Planning is essential
How well Africans plan for rapid urbanisation will set the continent’s trajectory for centuries to come, says the report – no country has ever reached middle-income status without undergoing a well-managed urban transition.
But African cities are not yet the engines of economic growth that they could be. Smart investments in infrastructure, quality service delivery, and job creation are desperately needed. The continent’s infrastructure gap alone is immense – closing it will require existing investment to be more than doubled to an estimated $130-$170bn per year, the bulk of it deployed in cities.
The paper seeks to move beyond existing analyses that simply conclude, “African cities need more finance” or “African cities need bankable projects.” After examining the constraints on African city finance, it takes a “bottom-up” look at the diverse budgets of 10 African cities to reveal common themes and highlight options for improving subnational finance on both the supply and demand side.
Detailed solutions range from creating enabling environments and increasing revenue flows to cities to improving fiscal autonomy and credit worthiness.
Reforms are needed
Although the financing challenge with respect to African cities is commonly portrayed as a “bankability” problem, addressing it will also require some changes to the way finance is supplied, argues the report.
“The challenge is to play the finance game better and to take advantage of the available options that cities can influence.

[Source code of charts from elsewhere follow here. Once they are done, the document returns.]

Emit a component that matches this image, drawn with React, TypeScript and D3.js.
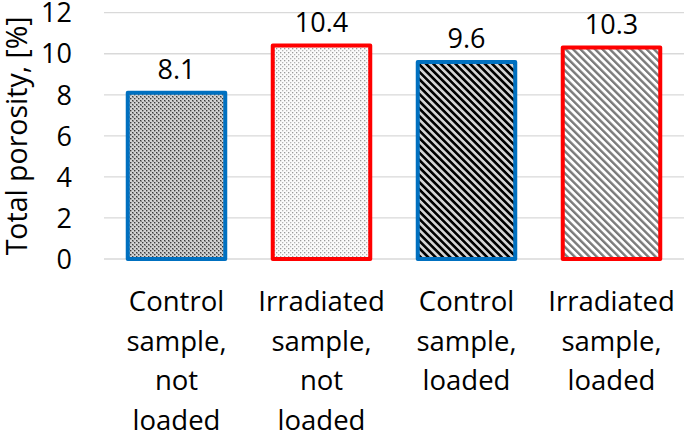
import React from "react";
import * as d3 from "d3";

const categories: string[][] = [
  ["Control", "sample,", "not", "loaded"],
  ["Irradiated", "sample,", "not", "loaded"],
  ["Control", "sample,", "loaded"],
  ["Irradiated", "sample,", "loaded"],
];
const values: number[] = [8.1, 10.4, 9.6, 10.3];
const valueLabels: string[] = ["8.1", "10.4", "9.6", "10.3"];
const yTicks: number[] = [0, 2, 4, 6, 8, 10, 12];
const borderColors: string[] = ["#0070C0", "#FF0000", "#0070C0", "#FF0000"];
const fills: string[] = ["url(#pDense)", "url(#pLight)", "url(#pBlackStripe)", "url(#pGrayStripe)"];
const yTitle = "Total porosity, [%]";

const W = 685;
const H = 437;
const FONT = "'Open Sans', sans-serif";

export default function App() {
  const ids = categories.map((_, i) => String(i));
  const x = d3.scaleBand<string>().domain(ids).range([104, 684]).paddingInner(0.3).paddingOuter(0.15);
  const y = d3.scaleLinear().domain([0, 12]).range([259, 12.7]);
  const bw = x.bandwidth();

  return (
    <svg width={W} height={H} style={{ position: "absolute", left: 0, top: 0, background: "#fff" }}>
      <defs>
        <pattern id="pDense" width={4} height={4} patternUnits="userSpaceOnUse">
          <rect width={4} height={4} fill="#d2d2d2" />
          <rect x={0} y={0} width={1.4} height={1.4} fill="#3c3c3c" />
          <rect x={2} y={2} width={1.4} height={1.4} fill="#3c3c3c" />
          <rect x={1} y={1} width={1} height={1} fill="#8a8a8a" />
        </pattern>
        <pattern id="pLight" width={4} height={4} patternUnits="userSpaceOnUse">
          <rect width={4} height={4} fill="#fbfbfb" />
          <rect x={0} y={0} width={1.3} height={1.3} fill="#9a9a9a" />
          <rect x={2} y={2} width={1.3} height={1.3} fill="#b4b4b4" />
        </pattern>
        <pattern id="pBlackStripe" width={5.2} height={10} patternUnits="userSpaceOnUse" patternTransform="rotate(-45)">
          <rect width={5.2} height={10} fill="#d4d4d4" />
          <rect x={0} width={2.6} height={10} fill="#000" />
        </pattern>
        <pattern id="pGrayStripe" width={5.2} height={10} patternUnits="userSpaceOnUse" patternTransform="rotate(-45)">
          <rect width={5.2} height={10} fill="#fff" />
          <rect x={0} width={2.4} height={10} fill="#7a7a7a" />
        </pattern>
      </defs>

      {yTicks.map((t) => (
        <g key={t}>
          <line x1={104} x2={684} y1={y(t)} y2={y(t)} stroke="#d9d9d9" strokeWidth={1.3} />
          <text x={72} y={y(t)} dy="0.36em" textAnchor="end" fontFamily={FONT} fontSize={27} fill="#000">
            {t}
          </text>
        </g>
      ))}

      <text
        transform={`translate(27, ${(y(0) + y(12)) / 2}) rotate(-90)`}
        textAnchor="middle"
        fontFamily={FONT}
        fontSize={28.5}
        fill="#000"
      >
        {yTitle}
      </text>

      {values.map((v, i) => {
        const x0 = (x(ids[i]) as number) + 2;
        return (
          <g key={i}>
            <rect
              x={x0}
              y={y(v)}
              width={bw - 4}
              height={y(0) - y(v)}
              fill={fills[i]}
              stroke={borderColors[i]}
              strokeWidth={4}
              strokeLinejoin="round"
            />
            <text
              x={x0 + (bw - 4) / 2}
              y={y(v) - 14}
              textAnchor="middle"
              fontFamily={FONT}
              fontSize={27}
              fill="#000"
            >
              {valueLabels[i]}
            </text>
          </g>
        );
      })}

      {categories.map((lines, i) => (
        <text key={i} textAnchor="middle" fontFamily={FONT} fontSize={27.5} fill="#000">
          {lines.map((l, j) => (
            <tspan key={j} x={(x(ids[i]) as number) + bw / 2} y={311 + j * 39.5}>
              {l}
            </tspan>
          ))}
        </text>
      ))}
    </svg>
  );
}
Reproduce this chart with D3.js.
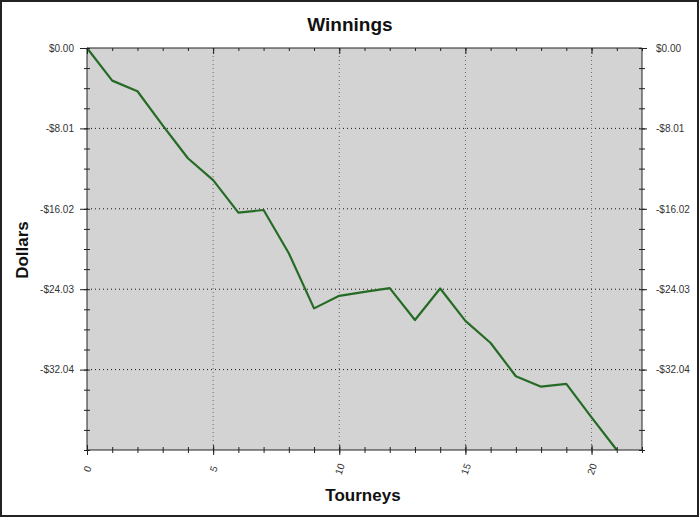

This is only possible, however, if cities have the support of their national governments to enhance revenue collection and raise finance,” say the authors.
Looking at examples from Mexico and the Philippines, they stress the need to mobilise domestic markets for finance rather than seeking it externally. Reforms, such as developing instruments like credit ratings, enabled investors to see the improvements cities were making and understand the opportunities for investment.
Such reforms are well within the reach of African countries too, argue the authors.
“Simultaneous public- and private sector efforts targeting the supply- and demand-side of financial markets is crucial to shaping Africa’s development in the run-up to 2050 and ensuring that the continent’s cities are productive, liveable, and sustainable places where citizens not only live, but thrive,” they say.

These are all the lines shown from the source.